Drivers face various conditions on Irish roads that change with the seasons. Winter driving naturally brings a unique set of challenges that every driver should be prepared for. October to January are typically the wettest months in Ireland, and motorists should be aware that tyres will naturally have less traction in wet conditions.
Stopping distances are generally worked out by adding the thinking distance and the braking distance, which can vary depending on the road conditions and the condition of the car. When driving at 100km/h, total stopping distance is around 75 metres, but in wet weather this can double to 150m. Here’s what to look out for and how to prepare for driving in wet weather. Make sure to also check out our guide to driving in storms.
Monitor tyre tread
Not only do stopping distances double in the wet, but threadbare tyres will grip the road even less, meaning greater distances before drivers can safely stop their vehicles. Tyre tread can easily harden in cold weather, which can lead to further loss of control. Be sure to check for tyre wear across the entirety of the thread pattern. If you’re unsure, take your car to your nearest tyre supplier.

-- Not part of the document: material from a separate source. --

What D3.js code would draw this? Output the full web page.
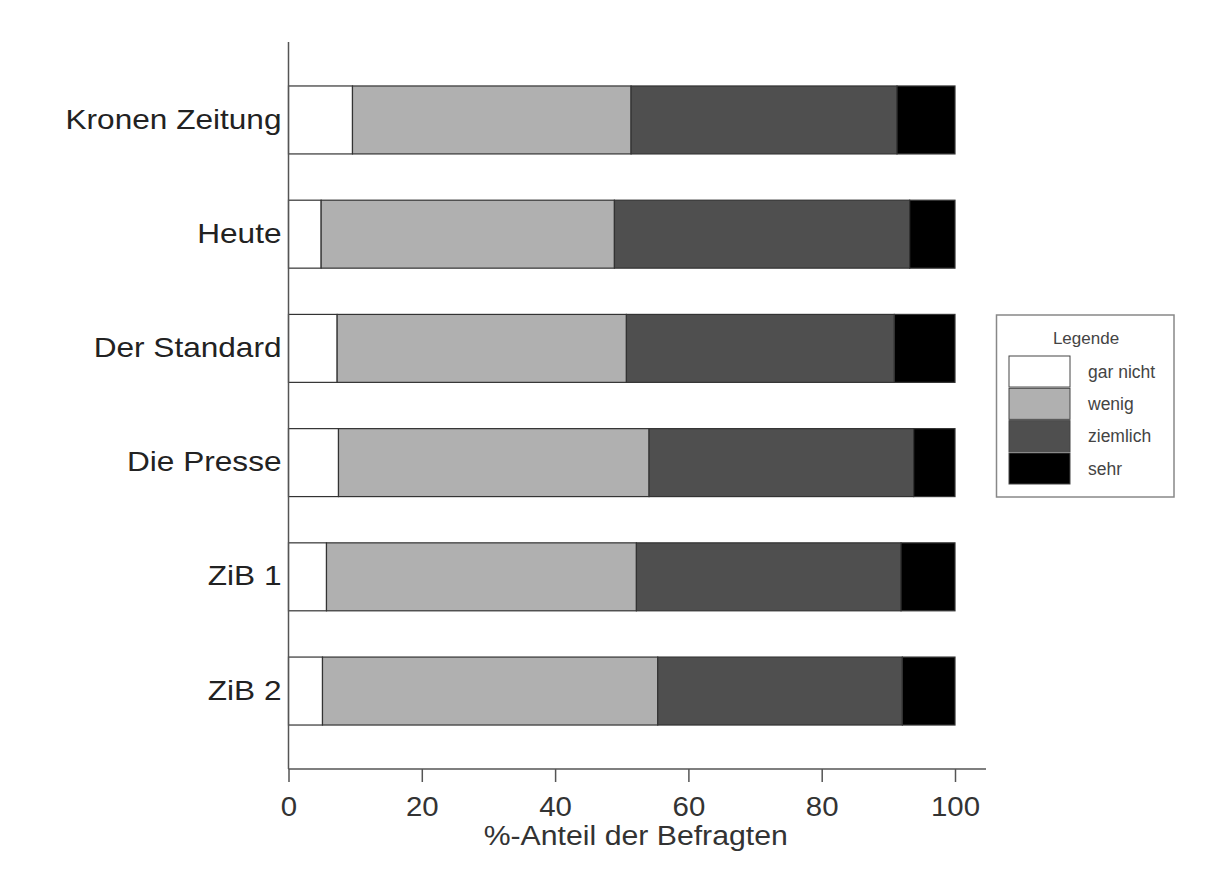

Roadworthy tyres not only help avoid the human and financial costs of collisions, but also save you money on fuel economy. NiftiBusiness customers in particular can make significant savings to the running costs of their fleet of vehicles by ensuring the tyres on those vehicles are correctly inflated. An under-inflated tyre creates more rolling resistance, meaning it takes more energy and therefore more fuel to drive the vehicle.
The Irish Tyre Industry Association estimates that tyres under-inflated by 20% can add €17 per month to fuel costs. For a company’s fleet of 20 vehicles, under-inflated tyres could add over €4,000 to the business’ annual fuel costs. In addition to fuel efficiency, under-inflation of tyres can also negatively impact grip handling and braking performance, increasing the risk of a crash, as well as the wear and lifespan of the tyre.
Check brake condition
If you’re noticing a delay in the car slowing after pressing the brake pedal, there’s a high chance that the car has worn brake pads or the brakes have developed a fault. In the wet, it’s crucial that the brakes work as they should, otherwise already large stopping distances will further increase.
Keep a safe distance from other vehicles
One good guide to follow is the two-second rule in the dry, which involves picking a stationary object by the side of the road and counting the seconds between the car in front passing the object and you passing it. In the dry, two seconds is the minimum time recommended. In the wet, this increases to four seconds. If you are within four seconds in the wet, then give yourself more space to brake safely. It can be particularly uncomfortable and distracting for the driver in front also if you drive too close to them.
Be aware of grip
Wet conditions means less grip on the road and require a different driving style. Driving at slower speeds and braking in a controlled way will help keep the car balanced in the wet and you in control. It’s also best to not press too hard on the accelerator to prevent the likelihood of the car losing traction. This also keeps the wheels from spinning on the wet tarmac or line markings, which offer less grip. Modern traction control systems offer excellent stability, but loss of grip is still possible.
Check your lights
One of the most important checks to make is ensuring your headlights are in full working order. During the darker months, having faulty lights can make it more difficult to calculate a safe stopping distance to the car in front. Most modern cars have a dash light fault indicator which glows when a bulb is blown – do not ignore this. Determine which light is gone, and have it fixed as soon as possible. It’s also worth cleaning your lights with a damp cloth to ensure decent visibility.
Familiarise yourself with emergency tools
As well as checking tyres and wipers ahead of winter driving, it’s important to check the condition of your spare wheel, if you have one. Check that any emergency tools, which came with the car, are still in working condition. Take out the spare or puncture repair kit to familiarise yourself with how to use them on a clear day. Roadside panic can set in fast if you do happen to break down or experience a puncture in a remote area.
Stay alert and rest when needed
With the weather getting darker earlier during the autumn months, driving requires greater levels of concentration and can be more draining. It’s important to regularly rest at service areas to keep energised while driving. Tiredness can increase the chances of an accident due to delayed reaction times.
Keep your windscreen clean and smear-free to avoid potentially blinding glare from the headlights of other motorists. By looking after yourself, you are automatically looking after others by always having your wits about you.
Obey the rules of the road
Following the speed limit and using your indicators is not only useful to other drivers, but vital for protecting both yourself and others. Speeding can lead to harmful mistakes or cause accidents, while using your indicators allows others to better predict your next move and drive accordingly. Similarly, following traffic rules, such as our new variable speed limits telling you to slow down on the motorway, can help you safely avoid problems.
Plan your journey
Before you set out, check the weather forecast, but be prepared for changing conditions. When you’re on the road, reduce your speed and allow significantly more time to complete your journey when adverse conditions kick in. If it’s snowing heavily, ensure your headlights and number plates stay clear of snow, and if you’re on a long drive, pull over regularly for short breaks. Of course, if the snow and ice does hit this winter, it’s much safer to stay home when possible.